MEMO TO: Elie Samaha
FROM: Peter Bart
The experience of producing “Battlefield Earth” — arguably the worst-reviewed movie in a decade — has hopefully taught you some valuable lessons, Elie.
Lesson one: The three most ominous words for a producer are “labor of love.” When someone like John Travolta, your star in “Battlefield Earth,” says he’ll commit to a movie because it’s a “labor of love,” that really means the following:
- He’s given the script to every studio in town and they’ve all passed.
- Even the star’s agent hates the project so much that he’s embarrassed to ask for money.
Ask any veteran producer about labors of love and you’ll elicit a look of abject agony. They’ll tell you about the time Steve McQueen fought to do Ibsen’s “Enemy of the People” — not even his own family would see that movie. They’ll tell you about Marlon Brando and all the scripts about Indians he’d tried to get financed. They’ll tell you about Bill Murray and “The Razor’s Edge,” Kevin Costner and “The Postman” and Bruce Willis and “Breakfast of Champions.”
Though you manage to get more coverage from the press than even Leonardo DiCaprio — the New York Times Magazine canonized you last weekend — you’re still a relative newcomer to the producing game.
Clearly, you love to hold forth about your star-laden slate. You claim to have movies in development with directors ranging from Kirk Wong to Kaos, with actors ranging from De Niro to Vin Diesel. Your scripts have titles like “Six” and “Ecks vs. Sever.” You like to bill yourself as the busiest producer in Hollywood.
WELL, BUSY AS YOU ARE,
Elie, I hope you’ll carve out a few minutes to reflect on your “Battlefield Earth” reviews and maybe even prepare a Cliff Notes version for Travolta. Stars don’t like to read their reviews, I realize, but these may be instructive.
Your movie is “The ‘Showgirls’ of sci-fi shoot-em-ups,” wrote Dennis Harvey in Variety. ” ‘Battlefield Earth’ may well turn out to be the worst movie of this century,” said Elvis Mitchell in the New York Times. ” ‘Ishtar,’ pishtar. … You haven’t endured pain till you’ve seen ‘Battlefield Earth,’ ” said Rita Kempley in the Washington Post. “Some movies run off the rails, but this one is like the train crash in ‘The Fugitive,’ ” said Roger Ebert in the Chicago Sun-Times.
Notices like this normally would give someone like Travolta pause. After all, his career has been a roller-coaster ride. He managed to go from the heights of “Saturday Night Fever” to the sub-basement of “Moment by Moment” and “Perfect.”
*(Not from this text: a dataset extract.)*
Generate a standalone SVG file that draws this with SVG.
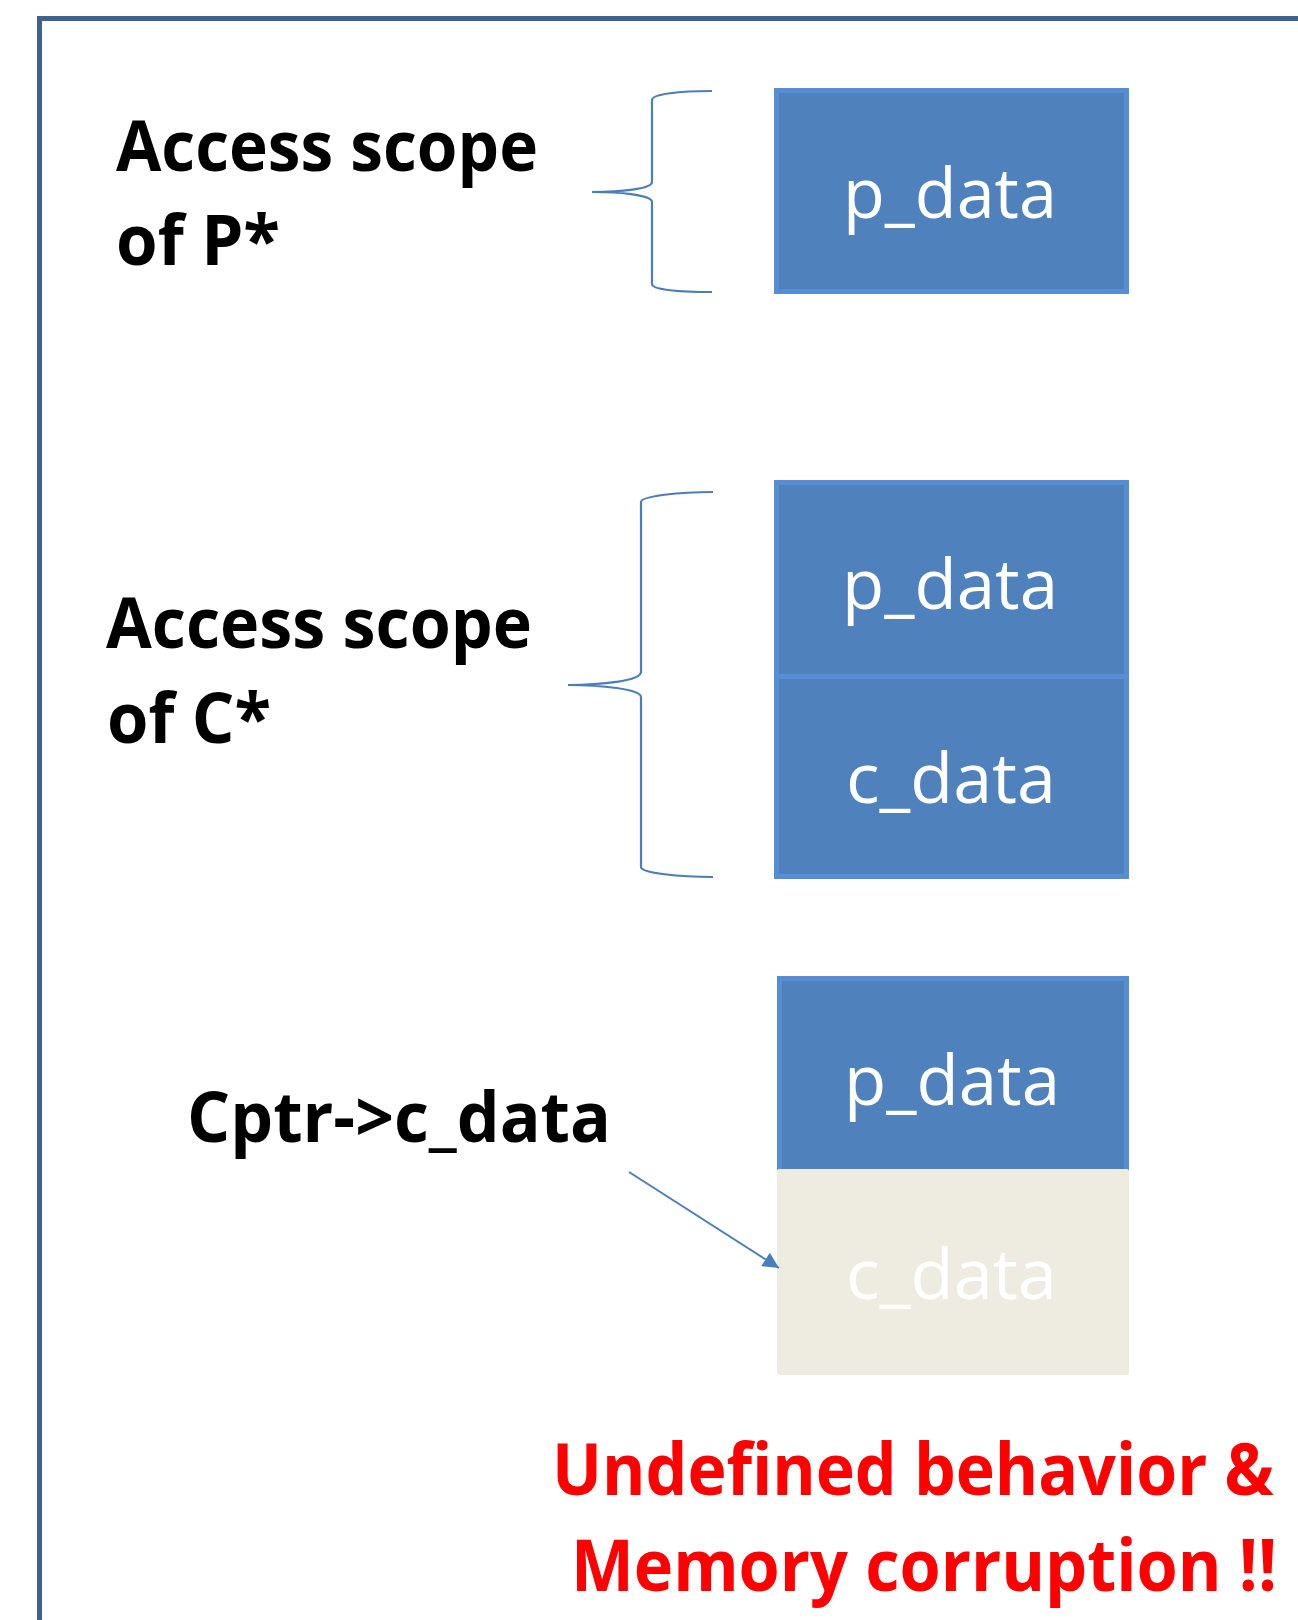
<svg xmlns="http://www.w3.org/2000/svg" width="1298" height="1620" viewBox="0 0 1298 1620">
  <defs>
    <style>
      .frame { fill: none; stroke: #3C6293; stroke-width: 5; }
      .cell { fill: #4F81BD; stroke: #558ED5; stroke-width: 5; }
      .ghost { fill: #EEEBE1; }
      .cellText { font-family: "Open Sans", "Noto Sans", "Liberation Sans", sans-serif; font-size: 70px; fill: #FFFFFF; }
      .label { font-family: "Open Sans", "Noto Sans", "Liberation Sans", sans-serif; font-weight: bold; font-size: 70px; fill: #000000; }
      .warn { font-family: "Open Sans", "Noto Sans", "Liberation Sans", sans-serif; font-weight: bold; font-size: 72px; fill: #FF0000; }
      .brace { fill: none; stroke: #4A7EBB; stroke-width: 2.2; }
      .conn { fill: none; stroke: #4A7EBB; stroke-width: 2; }
    </style>
    <marker id="arrow" viewBox="0 0 10 10" refX="10" refY="5" markerWidth="17" markerHeight="16" markerUnits="userSpaceOnUse" orient="auto">
      <path d="M0,0 L10,5 L0,10 z" fill="#4A7EBB"/>
    </marker>
  </defs>

  <rect x="0" y="0" width="1298" height="1620" fill="#FFFFFF"/>

  <path class="frame" d="M39.5,1620 L39.5,18.5 L1298,18.5"/>

  <!-- Labels -->
  <g id="label-p">
    <text class="label" x="116" y="171" textLength="422" lengthAdjust="spacingAndGlyphs">Access scope</text>
    <text class="label" x="116" y="265" textLength="164" lengthAdjust="spacingAndGlyphs">of P*</text>
  </g>
  <g id="label-c">
    <text class="label" x="106" y="648" textLength="426" lengthAdjust="spacingAndGlyphs">Access scope</text>
    <text class="label" x="107" y="743" textLength="164" lengthAdjust="spacingAndGlyphs">of C*</text>
  </g>
  <g id="label-cptr">
    <text class="label" x="187" y="1142" textLength="424" lengthAdjust="spacingAndGlyphs">Cptr-&gt;c_data</text>
  </g>

  <!-- Braces -->
  <g id="brace-p">
    <path class="brace" d="M712,91 C680,91 652,94 652,100 L652,182 C652,189 620,192 592,192 C620,192 652,195 652,202 L652,284 C652,290 680,292 712,292"/>
  </g>
  <g id="brace-c">
    <path class="brace" d="M713,492 C680,492 641,496 641,502 L641,672 C641,681 600,685 568,685 C600,685 641,689 641,697 L641,867 C641,873 680,877 713,877"/>
  </g>

  <!-- Memory blocks -->
  <g id="block-p">
    <rect class="cell" x="776.5" y="90.5" width="350" height="201"/>
    <text class="cellText" x="843" y="218" textLength="214" lengthAdjust="spacingAndGlyphs">p_data</text>
  </g>

  <g id="block-c-p">
    <rect class="cell" x="776.5" y="482.5" width="350" height="194"/>
    <text class="cellText" x="842" y="609" textLength="216" lengthAdjust="spacingAndGlyphs">p_data</text>
  </g>
  <g id="block-c-c">
    <rect class="cell" x="776.5" y="676.5" width="350" height="200"/>
    <text class="cellText" x="846" y="803" textLength="210" lengthAdjust="spacingAndGlyphs">c_data</text>
  </g>

  <g id="block-x-p">
    <rect class="cell" x="779.5" y="978.5" width="347" height="200"/>
    <text class="cellText" x="844" y="1105" textLength="216" lengthAdjust="spacingAndGlyphs">p_data</text>
  </g>
  <g id="block-x-c">
    <rect class="ghost" x="777" y="1169" width="352" height="206" rx="2"/>
    <text class="cellText" x="846" y="1299" textLength="211" lengthAdjust="spacingAndGlyphs">c_data</text>
  </g>

  <!-- Connectors -->
  <g id="connectors">
    <line class="conn" x1="629" y1="1172" x2="779" y2="1268" marker-end="url(#arrow)"/>
  </g>

  <g id="warning">
    <text class="warn" x="552" y="1495" textLength="722" lengthAdjust="spacingAndGlyphs">Undefined behavior &amp;</text>
    <text class="warn" x="571" y="1591" textLength="706" lengthAdjust="spacingAndGlyphs">Memory corruption !!</text>
  </g>
</svg>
The thing to remember, however, Elie, is that stars make comebacks faster than producers. If a producer who needs independent financing comes out with a series of turkeys, people stop signing checks and subdistributors stop advancing the big bucks. What with the dollar soaring overseas, it’s already tough enough to peddle Hollywood product. And “Battlefield Earth’s” 67% drop in its second weekend doesn’t exactly help the cause.
I know you consider yourself a tough guy, Elie, plus you’re from the Middle East, where people know how to drive a hard bargain. You’ve already made your mark in businesses ranging from nightclubs to dry cleaning. You like to talk the talk.
I’D REMIND YOU, HOWEVER,
there’s a long list of foreign-born producers who started strong in Hollywood only to hit tough times. Remember Mario Kassar, Menahem Golan, Giancarlo Parretti and even the fabled Dino De Laurentiis. Their formula, by and large, was not that different from yours. Go after big stars. Pay them more than anyone else. Finance their labors of love.
Oops, there are those terrifying words again. Every major star, it seems, has a favorite script in the bottom of his drawer that is guaranteed to self-destruct. Their labor of love will surely earn them that long-sought Oscar. Or sometimes the stars just fixate on a particular writer.
John Travolta, a proselytizing Scientologist, clearly relished the mission of making a film based on an old L. Ron Hubbard novel, since Hubbard was the guru of Scientology.
To be sure, there’s nothing wrong with having a favorite writer, provided you don’t cause $70 million or so to be spent inflicting your taste on a clueless public.